KARACHI, Pakistan (Reuters) - Pakistan’s opposition leader and former prime minister Imran Khan on Sunday announced the date of a march to Islamabad to demand dissolution of assemblies and a date for elections, as the South Asian nation continues to slide into political and economic crisis.
Former premier Imran Khan, who was ousted in a confidence vote last month was blamed for mishandling the economy.
“I will meet you in Islamabad’s at Srinagar Highway on 25th,” opposition leader Khan told a media conference on Sunday.
I want all you to head out in such a manner that you reach there at 3 p.m., he added.
Khan has been holding rallies around the country following his ouster, blaming the United States for conspiring against his government.
Prime Minister Shehbaz Sharif’s government is yet to implement economic policies such as curtailing costly energy subsidies, which were introduced by Khan's government in his last days in power as he faced mounting pressure over rising inflation.
“No matter how long it takes we will stay in Islamabad, until our demands of dissolution of assemblies and date of free and fair elections is announced,” Imran Khan flanked by his close associates told reporters.

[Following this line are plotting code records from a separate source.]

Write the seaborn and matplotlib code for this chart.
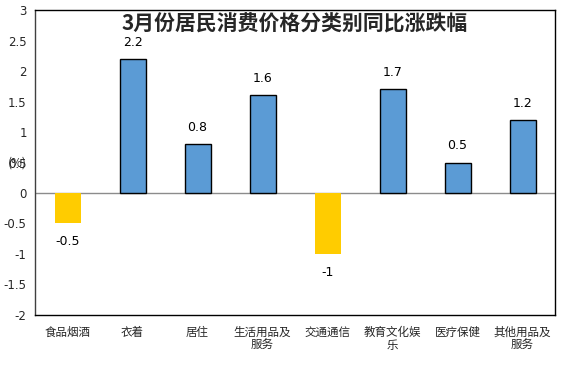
import matplotlib
matplotlib.use("Agg")
import matplotlib.pyplot as plt
import seaborn as sns
import pandas as pd

categories = ["食品烟酒", "衣着", "居住", "生活用品及\n服务", "交通通信", "教育文化娱\n乐", "医疗保健", "其他用品及\n服务"]
values = [-0.5, 2.2, 0.8, 1.6, -1.0, 1.7, 0.5, 1.2]
value_labels = ["-0.5", "2.2", "0.8", "1.6", "-1", "1.7", "0.5", "1.2"]
yticks = [-2, -1.5, -1, -0.5, 0, 0.5, 1, 1.5, 2, 2.5, 3]
ytick_labels = ["-2", "-1.5", "-1", "-0.5", "0", "0.5", "1", "1.5", "2", "2.5", "3"]
title = "3月份居民消费价格分类别同比涨跌幅"

sns.set_theme(style="white")
plt.rcParams['font.family'] = ['Noto Sans CJK SC', 'DejaVu Sans']

df = pd.DataFrame({"cat": categories, "val": values,
                   "sign": ["neg" if v < 0 else "pos" for v in values]})

fig = plt.figure(figsize=(5.74, 3.74), dpi=100)
ax = fig.add_axes([0.061, 0.158, 0.906, 0.815])
sns.barplot(data=df, x="cat", y="val", hue="sign", order=categories,
            palette={"pos": "#5B9BD5", "neg": "#FFCC00"}, width=0.4,
            dodge=False, legend=False, ax=ax, saturation=1)

for patch in ax.patches:
    h = patch.get_height()
    if h > 0:
        patch.set_edgecolor("black")
        patch.set_linewidth(1.0)
    else:
        patch.set_edgecolor("none")

for i, (v, lab) in enumerate(zip(values, value_labels)):
    off = 12 if v > 0 else -13
    ax.annotate(lab, (i, v), xytext=(0, off), textcoords="offset points",
                ha="center", va="center", fontsize=9, color="black",
                family=['DejaVu Sans'])

ax.axhline(0, color="#8c8c8c", linewidth=1, zorder=0.5)
ax.set_ylim(-2, 3)
ax.set_xlim(-0.5, len(categories) - 0.5)
ax.set_yticks(yticks)
ax.set_yticklabels(ytick_labels, fontsize=8.5, family=['DejaVu Sans'])
ax.tick_params(axis="both", length=0, pad=6)
ax.tick_params(axis="x", labelsize=8.3, pad=8)
for lbl in ax.get_xticklabels():
    lbl.set_linespacing(0.95)
ax.set_xlabel("")
ax.set_ylabel("")
for s in ["top", "right", "bottom"]:
    ax.spines[s].set_color("black")
    ax.spines[s].set_linewidth(1.0)
ax.spines["left"].set_color("#404040")
ax.spines["left"].set_linewidth(1.0)

fig.text(0.014, 0.564, "(%)", fontsize=8.5, ha="left", va="center")
ax.text(0.5, 0.955, title, transform=ax.transAxes, ha="center", va="center",
        fontsize=15, fontweight="bold")

fig.savefig("out.png", dpi=100)
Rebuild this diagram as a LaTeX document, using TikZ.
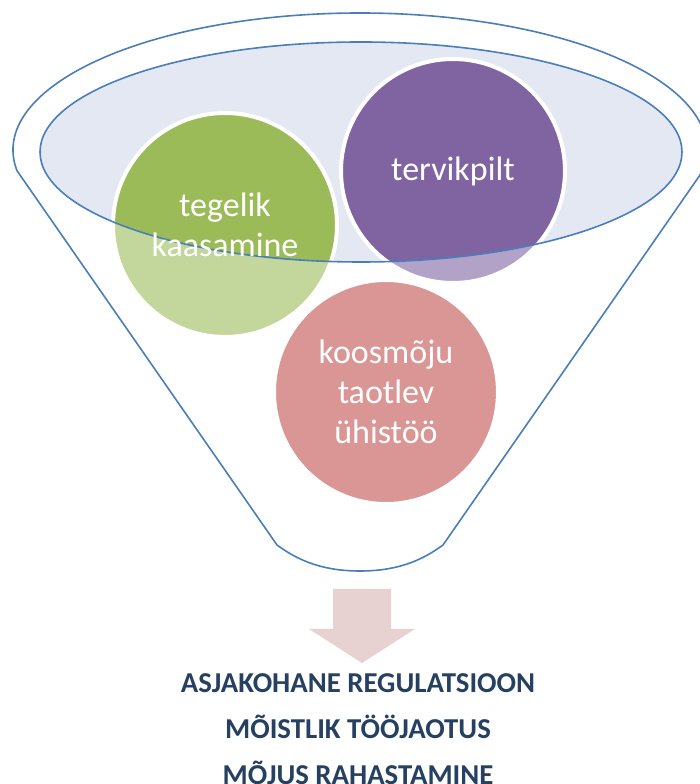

"I want people from all walks of life to take part in this march. This is not politics it’s a jihad against injustice," Khan added.
Pakistan is in dire need of external financial support due to a widening current account deficit and foreign reserves falling below $10.5 billion, equivalent to less than two months of imports. [L3N2X12L5]
Talks between the government and the International Monetary Fund (IMF) for the release of more from a $6 billion rescue package agreed in 2019 are underway in Doha.